Título: Diplomacia de olho na América do Sul
Autor: Marin, Denise Chrispim
Fonte: O Estado de São Paulo, 01/01/2007, Nacional, p. A9

O presidente Luiz Inácio Lula da Silva inicia hoje seu segundo mandato convencido de que acertou em todas as frentes abertas na política exterior nos últimos quatro anos. Como quem aprecia máximas dos campos de futebol, manterá o trinômio que conduz a área externa de seu governo desde 2003 - o chanceler Celso Amorim, o embaixador Samuel Pinheiro Guimarães e o assessor Marco Aurélio Garcia. A trinca preservará a estratégia de aprofundar as relações com o mundo em desenvolvimento, de jogar todas as fichas na conclusão da Rodada Doha da Organização Mundial do Comércio (OMC) e de apostar na liderança do Brasil na América do Sul.

Até o final de 2010, o Itamaraty deverá expandir as frentes da Cooperação Sul-Sul, que mal consegue hoje administrar, em ações consistentes com a cartilha do primeiro mandato presidencial. O governo tratará de buscar as regiões negligenciadas em seu primeiro mandato - como os países do Sudeste Asiático - e tentará levar adiante o projeto de expansão do Mercosul, com a inclusão da Bolívia e do Equador como sócios plenos e a tentativa de concluir acordos comerciais do bloco com a América Central e o Caribe.

Escorado na autorização do Congresso para a contratação de 400 novos diplomatas e também para embarcar as primeiras levas para a vizinhança e aos rincões mais desfavorecidos do mundo, os quadros do Ministério das Relações Exteriores terão de pular miudinho para atender às demandas de uma política que não fixa claramente suas prioridades.

As primeiras incursões da diplomacia no segundo mandato terão como cenários Quito e Davos. Lula assistirá no dia 15 de janeiro à posse do líder esquerdista Rafael Correa na Presidência do Equador, fato que causa a Washington o temor de expansão do nacionalismo inspirado pelo venezuelano Hugo Chávez. No final do mês, discursará em favor da retomada da Rodada Doha da OMC no Fórum Econômico Mundial, na Suíça.

REEDIÇÃO

Depois de sua declaração de que não fez um governo de esquerda, o presidente Lula decidiu cancelar sua presença na posse do ex-líder guerrilheiro Daniel Ortega na Presidência da Nicarágua, no dia 10, e sua visita ao enfermo Fidel Castro, presidente de Cuba, inicialmente prevista para o dia 12. Mas sua programação inicial prevê uma visita oficial aos Estados Unidos até o final de abril, em uma clara reedição do encontro que teve com o presidente americano, George W. Bush, em junho de 2003.

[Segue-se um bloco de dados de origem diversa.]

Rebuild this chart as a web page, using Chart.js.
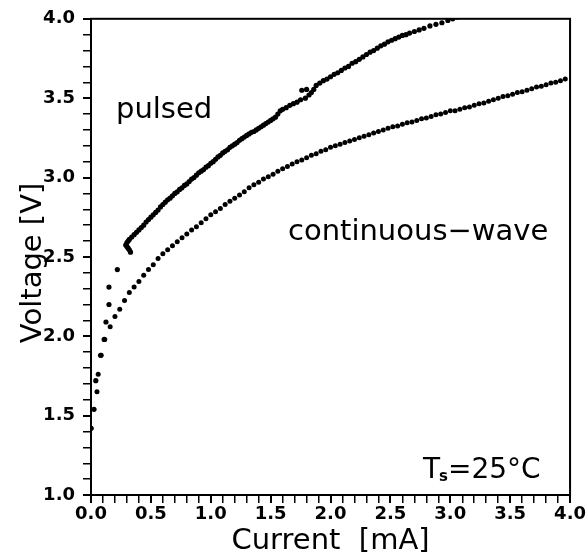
<!DOCTYPE html>
<html>
<head>
<meta charset="utf-8">
<script src="https://cdn.jsdelivr.net/npm/chart.js@4.4.1/dist/chart.umd.min.js"></script>
<style>
  html, body { margin: 0; padding: 0; background: #fff; }
  canvas { display: block; }
</style>
</head>
<body>
<canvas id="ivChart" width="587" height="556"></canvas>
<script>
// I-V curves (current in mA, voltage in V)
const pulsedCurrent = [
  0.00, 0.025, 0.04, 0.08, 0.11, 0.125, 0.15, 0.15, 0.22,
  0.33, 0.32, 0.31, 0.30, 0.29, 0.30, 0.31, 0.32, 0.34, 0.36, 0.38, 0.40,
  0.42, 0.44, 0.46, 0.48, 0.50, 0.52, 0.54, 0.56, 0.58, 0.60, 0.62, 0.64,
  0.66, 0.68, 0.70, 0.72, 0.74, 0.76, 0.78, 0.80, 0.82, 0.84, 0.86, 0.88,
  0.90, 0.92, 0.94, 0.96, 0.98, 1.00, 1.02, 1.04, 1.06, 1.08, 1.10, 1.12,
  1.14, 1.16, 1.18, 1.20, 1.22, 1.24, 1.26, 1.28, 1.30, 1.32, 1.34, 1.36,
  1.38, 1.40, 1.42, 1.44, 1.46, 1.48, 1.50, 1.52, 1.54, 1.56, 1.58, 1.60,
  1.63, 1.66, 1.69, 1.72, 1.75, 1.79, 1.76, 1.80, 1.82, 1.84, 1.86, 1.88,
  1.91, 1.94, 1.97, 2.00, 2.03, 2.06, 2.09, 2.12, 2.15, 2.18, 2.21, 2.24,
  2.27, 2.30, 2.33, 2.36, 2.39, 2.42, 2.45, 2.48, 2.51, 2.54, 2.57, 2.60,
  2.63, 2.66, 2.70, 2.74, 2.78, 2.83, 2.88, 2.93, 2.98, 3.02, 3.06
];
const pulsedVoltage = [
  1.42, 1.54, 1.72, 1.88, 1.98, 2.09, 2.20, 2.31, 2.42,
  2.53, 2.545, 2.555, 2.565, 2.575, 2.59, 2.60, 2.61, 2.625, 2.64, 2.655, 2.67,
  2.685, 2.70, 2.72, 2.735, 2.75, 2.765, 2.78, 2.795, 2.815, 2.83, 2.845, 2.86,
  2.87, 2.885, 2.90, 2.91, 2.925, 2.935, 2.95, 2.96, 2.975, 2.99, 3.00, 3.015,
  3.03, 3.04, 3.05, 3.065, 3.075, 3.09, 3.10, 3.115, 3.13, 3.14, 3.155, 3.165,
  3.175, 3.19, 3.20, 3.21, 3.22, 3.235, 3.245, 3.255, 3.265, 3.275, 3.285, 3.29,
  3.30, 3.31, 3.32, 3.33, 3.34, 3.35, 3.36, 3.37, 3.38, 3.40, 3.42, 3.43,
  3.44, 3.455, 3.465, 3.475, 3.49, 3.50, 3.55, 3.555, 3.52, 3.535, 3.555, 3.58,
  3.595, 3.61, 3.62, 3.635, 3.65, 3.66, 3.675, 3.69, 3.70, 3.72, 3.73, 3.745,
  3.76, 3.775, 3.79, 3.80, 3.815, 3.83, 3.84, 3.855, 3.865, 3.875, 3.885, 3.895,
  3.90, 3.91, 3.92, 3.93, 3.94, 3.955, 3.965, 3.975, 3.99, 4.00, 4.01
];

const cwCurrent = [
  0.00, 0.05, 0.06, 0.085, 0.115, 0.16, 0.20, 0.24, 0.28, 0.32, 0.36, 0.40,
  0.44, 0.48, 0.52, 0.56, 0.60, 0.64, 0.68, 0.72, 0.76, 0.80, 0.84, 0.88,
  0.92, 0.96, 1.00, 1.04, 1.08, 1.12, 1.16, 1.20, 1.24, 1.28, 1.32, 1.36,
  1.40, 1.44, 1.48, 1.52, 1.56, 1.60, 1.64, 1.68, 1.72, 1.76, 1.80, 1.84,
  1.88, 1.92, 1.96, 2.00, 2.04, 2.08, 2.12, 2.16, 2.20, 2.24, 2.28, 2.32,
  2.36, 2.40, 2.44, 2.48, 2.52, 2.56, 2.60, 2.64, 2.68, 2.72, 2.76, 2.80,
  2.84, 2.88, 2.92, 2.96, 3.00, 3.04, 3.08, 3.12, 3.16, 3.20, 3.24, 3.28,
  3.32, 3.36, 3.40, 3.44, 3.48, 3.52, 3.56, 3.60, 3.64, 3.68, 3.72, 3.76,
  3.80, 3.84, 3.88, 3.92, 3.96
];
const cwVoltage = [
  1.42, 1.65, 1.76, 1.88, 1.98, 2.06, 2.125, 2.17, 2.225, 2.275, 2.31, 2.345,
  2.385, 2.42, 2.45, 2.49, 2.52, 2.545, 2.57, 2.595, 2.62, 2.645, 2.67, 2.69,
  2.715, 2.74, 2.765, 2.785, 2.805, 2.83, 2.85, 2.87, 2.89, 2.91, 2.935, 2.955,
  2.97, 2.99, 3.005, 3.02, 3.04, 3.055, 3.07, 3.085, 3.10, 3.11, 3.125, 3.14,
  3.15, 3.165, 3.175, 3.19, 3.20, 3.21, 3.22, 3.23, 3.24, 3.25, 3.26, 3.27,
  3.28, 3.29, 3.30, 3.31, 3.32, 3.325, 3.335, 3.345, 3.35, 3.36, 3.37, 3.375,
  3.385, 3.395, 3.40, 3.41, 3.42, 3.42, 3.43, 3.44, 3.445, 3.455, 3.465, 3.47,
  3.48, 3.49, 3.50, 3.51, 3.515, 3.525, 3.535, 3.54, 3.55, 3.56, 3.57, 3.575,
  3.585, 3.595, 3.60, 3.61, 3.62
];

const curveLabels = ["pulsed", "continuous\u2212wave"];
const xTitle = "Current  [mA]";
const yTitle = "Voltage [V]";
const tempLabel = { main: "T", sub: "s", rest: "=25\u00B0C" };

const toPoints = (xs, ys) => xs.map((x, i) => ({ x, y: ys[i] }));

// label only every 0.5, minor ticks every 0.1
const halfStepLabel = (val) => {
  const v = Number(val);
  return Math.abs(v * 2 - Math.round(v * 2)) < 1e-6 ? v.toFixed(1) : "";
};
const isMajor = (ctx) => ctx.tick && halfStepLabel(ctx.tick.value) !== "";

// frame + free text drawn on top
const textPlugin = {
  id: "figureText",
  afterDraw(chart) {
    const { ctx, chartArea: a } = chart;
    ctx.save();
    ctx.strokeStyle = "#000";
    ctx.lineWidth = 2;
    ctx.strokeRect(a.left, a.top, a.right - a.left, a.bottom - a.top);

    ctx.fillStyle = "#000";
    ctx.font = "29px 'DejaVu Sans'";
    ctx.textBaseline = "alphabetic";
    ctx.textAlign = "left";
    ctx.fillText(curveLabels[0], 116, 118);
    ctx.fillText(curveLabels[1], 288, 240);

    // T_s=25°C
    let x = 423;
    ctx.font = "28px 'DejaVu Sans'";
    ctx.fillText(tempLabel.main, x, 478);
    x += ctx.measureText(tempLabel.main).width - 1;
    ctx.font = "bold 15px 'DejaVu Sans'";
    ctx.fillText(tempLabel.sub, x, 481);
    x += ctx.measureText(tempLabel.sub).width;
    ctx.font = "28px 'DejaVu Sans'";
    ctx.fillText(tempLabel.rest, x, 478);

    // axis titles
    ctx.font = "29px 'DejaVu Sans'";
    ctx.textAlign = "center";
    ctx.fillText(xTitle, (a.left + a.right) / 2, 549);
    ctx.translate(41, (a.top + a.bottom) / 2 + 6);
    ctx.rotate(-Math.PI / 2);
    ctx.fillText(yTitle, 0, 0);
    ctx.restore();
  }
};

const axisCommon = {
  type: "linear",
  border: { color: "#000", width: 2 },
  grid: {
    drawOnChartArea: false,
    drawTicks: true,
    tickLength: 8,
    tickColor: "#000",
    lineWidth: (ctx) => (isMajor(ctx) ? 2 : 1.5)
  },
  title: { display: false }
};

const tickFont = { family: "'DejaVu Sans'", size: 18, weight: "bold" };

new Chart(document.getElementById("ivChart").getContext("2d"), {
  type: "scatter",
  data: {
    datasets: [
      {
        label: curveLabels[0],
        data: toPoints(pulsedCurrent, pulsedVoltage),
        backgroundColor: "#000",
        borderWidth: 0,
        pointRadius: 2.6
      },
      {
        label: curveLabels[1],
        data: toPoints(cwCurrent, cwVoltage),
        backgroundColor: "#000",
        borderWidth: 0,
        pointRadius: 2.5
      }
    ]
  },
  options: {
    responsive: false,
    animation: false,
    events: [],
    layout: { padding: { top: 13, right: 14, left: 0, bottom: 0 } },
    plugins: { legend: { display: false }, tooltip: { enabled: false } },
    scales: {
      x: {
        ...axisCommon,
        min: 0,
        max: 4,
        afterFit: (scale) => { scale.height = 61; },
        ticks: {
          stepSize: 0.1,
          autoSkip: false,
          maxRotation: 0,
          padding: 1,
          color: "#000",
          font: tickFont,
          callback: halfStepLabel
        }
      },
      y: {
        ...axisCommon,
        min: 1,
        max: 4,
        afterFit: (scale) => { scale.width = 91; },
        ticks: {
          stepSize: 0.1,
          autoSkip: false,
          padding: 8,
          color: "#000",
          font: tickFont,
          callback: halfStepLabel
        }
      }
    }
  },
  plugins: [textPlugin]
});
</script>
</body>
</html>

Lula terá diante de si a tarefa de tornar realidade as quimeras apontadas no primeiro mandato como as prioridades da política exterior. Com a morte da Área de Livre Comércio das Américas (Alca) no seu primeiro mandato - graças, em boa medida, à atuação do Itamaraty -, o projeto de integração da Comunidade Sul-americana de Nações (Casa) será uma das mais penosas missões para a equipe dedicada à área externa.

Às atitudes instáveis de Chávez e de Evo Morales, presidente da Bolívia, somam-se as incertezas sobre os rumos que Correa tomará no Equador, o atual conflito entre Argentina e Uruguai e a deficiência do próprio governo antever crises e, em especial, as decisões na vizinhança que contrariam os interesses brasileiros. Foi o que aconteceu em maio, quando o anúncio do decreto de nacionalização do setor de gás e de petróleo por Evo Morales pegou Lula e seus ministros de surpresa.

Amorim pretende concluir o projeto de integração sul-americana que acalenta desde que comandou o Itamaraty pela primeira vez, entre 1993 e 1994.

A busca por uma vaga permanente para o Brasil no Conselho de Segurança das Nações Unidas voltará a receber a atenção do Itamaraty e do Planalto e a inspirar novas caravanas anuais de Lula pelo continente africano. A razão é simples: com 53 Nações, a África tem votos suficientes para definir a reforma do Conselho ou deixá-la em banho-maria até ser esquecida. A dificuldade maior continuará na negativa de Washington e de Pequim à reforma e na tarefa de dobrar a resistência de argentinos e colombianos em ver o Brasil alçado para o grupo que delibera sobre as questões mais delicadas do cenário internacional.